>>
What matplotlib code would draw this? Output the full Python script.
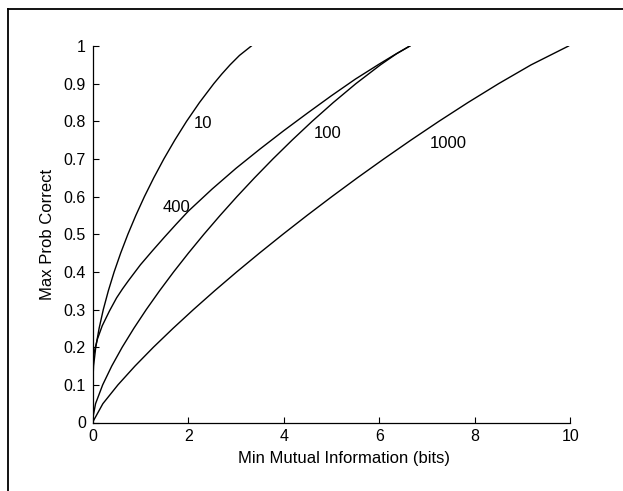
import matplotlib
matplotlib.use("Agg")
import matplotlib.pyplot as plt
from matplotlib.lines import Line2D

plt.rcParams['font.family'] = ['Liberation Sans', 'DejaVu Sans']

# Curve "10"
x10 = [0.0, 0.018, 0.064, 0.134, 0.222, 0.328, 0.449, 0.586, 0.737, 0.903, 1.083,
       1.279, 1.49, 1.719, 1.966, 2.237, 2.536, 2.70, 2.877, 3.074, 3.322]
y10 = [0.10, 0.15, 0.20, 0.25, 0.30, 0.35, 0.40, 0.45, 0.50, 0.55, 0.60,
       0.65, 0.70, 0.75, 0.80, 0.85, 0.90, 0.925, 0.95, 0.975, 1.00]

# Curve "400"
x400 = [0.0, 0.02, 0.05, 0.1, 0.2, 0.35, 0.5, 0.625, 0.75, 0.875, 1.0, 1.25, 1.5, 1.75, 2.0,
        2.5, 3.0, 3.5, 4.0, 4.5, 5.0, 5.5, 6.0, 6.3, 6.64]
y400 = [0.15, 0.178, 0.197, 0.222, 0.257, 0.296, 0.331, 0.355, 0.377, 0.398, 0.419, 0.456,
        0.492, 0.527, 0.561, 0.62, 0.675, 0.726, 0.775, 0.822, 0.868, 0.912, 0.952, 0.975, 1.00]

# Curve "100"
x100 = [0.0, 0.06, 0.209, 0.399, 0.618, 0.861, 1.122, 1.401, 1.695, 2.005, 2.329,
        2.668, 3.021, 3.39, 3.774, 4.176, 4.596, 5.04, 5.512, 6.027, 6.37, 6.644]
y100 = [0.01, 0.05, 0.10, 0.15, 0.20, 0.25, 0.30, 0.35, 0.40, 0.45, 0.50,
        0.55, 0.60, 0.65, 0.70, 0.75, 0.80, 0.85, 0.90, 0.95, 0.98, 1.00]

# Curve "1000"
x1000 = [0.0, 0.213, 0.529, 0.886, 1.272, 1.682, 2.11, 2.555, 3.016, 3.493, 3.984,
         4.489, 5.009, 5.544, 6.096, 6.664, 7.251, 7.861, 8.501, 9.182, 9.966]
y1000 = [0.001, 0.05, 0.10, 0.15, 0.20, 0.25, 0.30, 0.35, 0.40, 0.45, 0.50,
         0.55, 0.60, 0.65, 0.70, 0.75, 0.80, 0.85, 0.90, 0.95, 1.00]

curve_labels = ["10", "400", "100", "1000"]
label_pos = [(2.30, 0.793), (1.75, 0.570), (4.93, 0.767), (7.44, 0.742)]

xticks = [0, 2, 4, 6, 8, 10]
yticks = [0, 0.1, 0.2, 0.3, 0.4, 0.5, 0.6, 0.7, 0.8, 0.9, 1]
yticklabels = ["0", "0.1", "0.2", "0.3", "0.4", "0.5", "0.6", "0.7", "0.8", "0.9", "1"]

fig = plt.figure(figsize=(6.23, 4.91), dpi=100)
ax = fig.add_axes([92.7 / 623, 1 - 422.5 / 491, (570.2 - 92.7) / 623, (422.5 - 46) / 491])

for xs, ys in [(x10, y10), (x400, y400), (x100, y100), (x1000, y1000)]:
    ax.plot(xs, ys, color='black', lw=1.0, solid_joinstyle='round')

for txt, (tx, ty) in zip(curve_labels, label_pos):
    ax.text(tx, ty, txt, ha='center', va='center', fontsize=12)

ax.set_xlim(0, 10)
ax.set_ylim(0, 1)
ax.set_xticks(xticks)
ax.set_xticklabels([str(t) for t in xticks])
ax.set_yticks(yticks)
ax.set_yticklabels(yticklabels)
ax.tick_params(direction='in', length=4, width=0.8, labelsize=11.5, pad=5)
for s in ['top', 'right']:
    ax.spines[s].set_visible(False)
for s in ['left', 'bottom']:
    ax.spines[s].set_linewidth(0.9)

ax.set_xlabel("Min Mutual Information (bits)", fontsize=12, labelpad=5)
ax.xaxis.set_label_coords(0.527, -0.075)
ax.set_ylabel("Max Prob Correct", fontsize=12, labelpad=6)

# page frame
fig.add_artist(Line2D([8 / 623, 8 / 623], [0, 1 - 9 / 491], transform=fig.transFigure,
                      color='black', lw=1.3))
fig.add_artist(Line2D([8 / 623, 1], [1 - 9 / 491, 1 - 9 / 491], transform=fig.transFigure,
                      color='black', lw=1.3))

fig.savefig("out.png", dpi=100)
<<
*Task requirements*
All lines above containing the string "matplotlib" are to be collected.

*Exercise output*
What matplotlib code would draw this? Output the full Python script.
import matplotlib
matplotlib.use("Agg")
import matplotlib.pyplot as plt
from matplotlib.lines import Line2D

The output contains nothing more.